The Evolution of the Church Chant of the Byzantine Tradition - Orality and Uniformness
Orthodox church chanting is in its innermost dephts of Byzantine origin. It is equally true that the Byzantine and post-Byzantine musical cultures cannot be fully understood if their religious dimension is not also taken into consideration. The orality and the orientation towards uniformness, two aspects that are complementary to the evolution and tradition of the orthodox chant of Byzantine origin, greatly rely on this religious dimension.
The delay in the use of the musical notation (in both manuscripts and printed texts) contributed to a great extent to the important role orality played in the overall development of Christian chanting, and in particular to the Byzantine one. The orality of Byzantine culture reiterates the basic characteristic of the human race, i.e. its capacity to speak, which is also visible in its biblical, theological, and other manifestations.
The initiatives as well as the orientation towards uniformness have aimed, throughout the history of the Church, at correcting the "centrifugal" effects of oral variations and variants, thus using at times written signs or notations, whereby equal proportions of uniformness and notation (which is rather opposed to orality) were never achieved. Just like orality, the orientation towards the uniformness of church chanting was obvious from the early times of the Christian church, both in biblical and canonical manifestations.

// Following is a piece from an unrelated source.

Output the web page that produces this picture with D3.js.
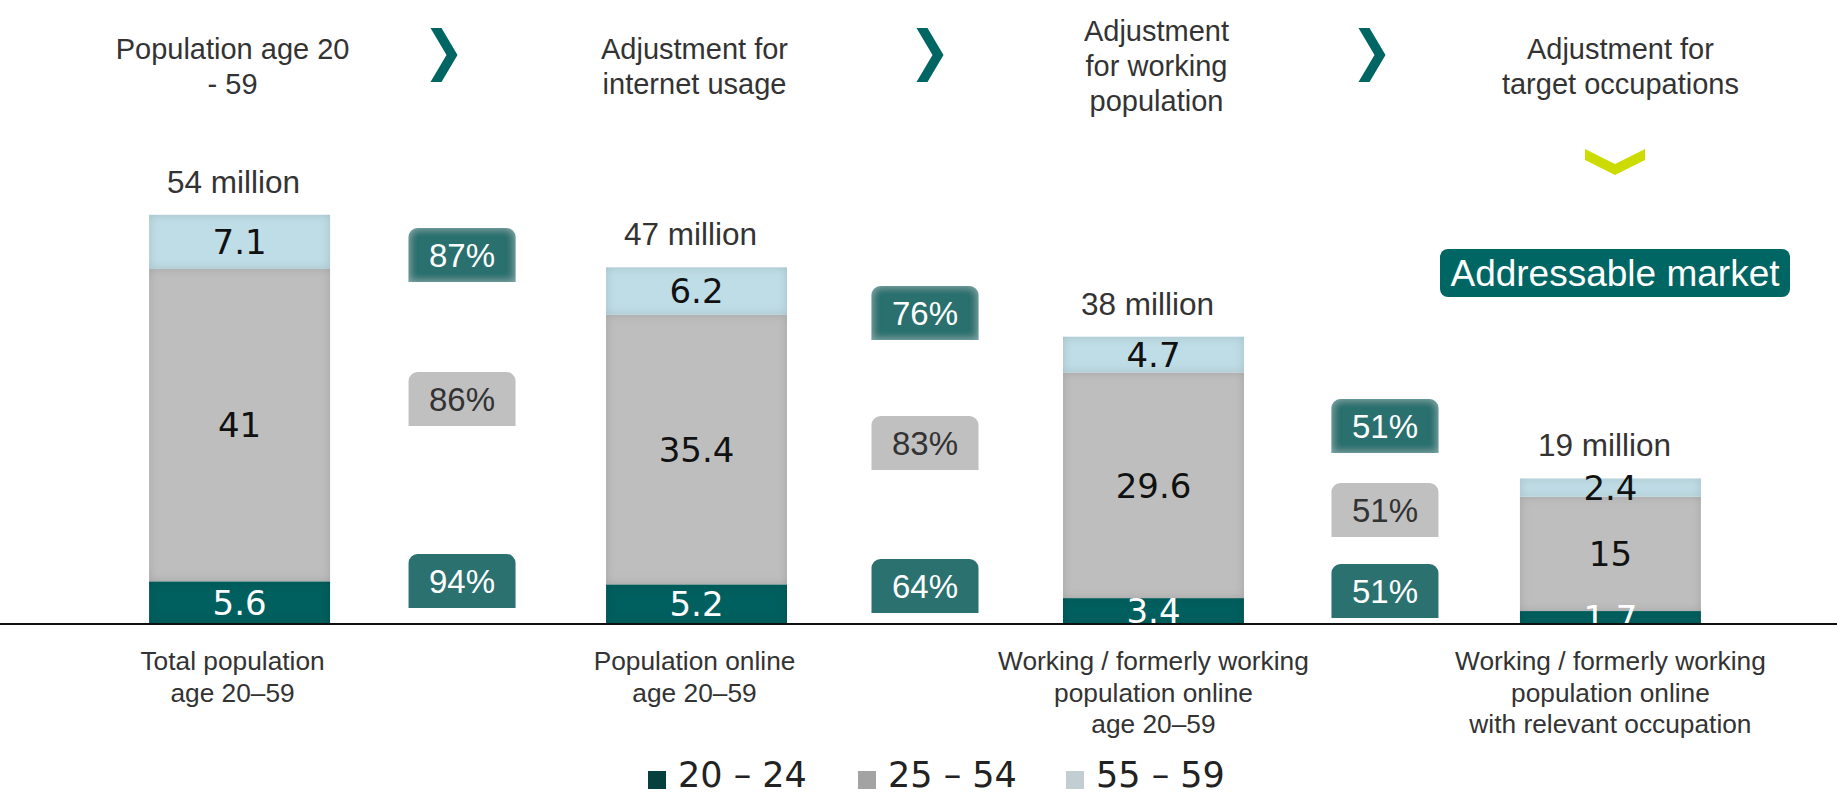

For the last three or four centuries, the initiatives and the orientations towards uniformness have meant complex manifestations, whose importance was incresed by various factors such as culture, politics, religion. The development of church singing of the Byzantine tradition has brought a certain balance between the dyanamic character of orality (the expression of the inner life) and the orientations towards uniformness (the expression of an exclusive belief, the spiritual permanence of tradition), a different expression of the same spirituality that characterizes orality.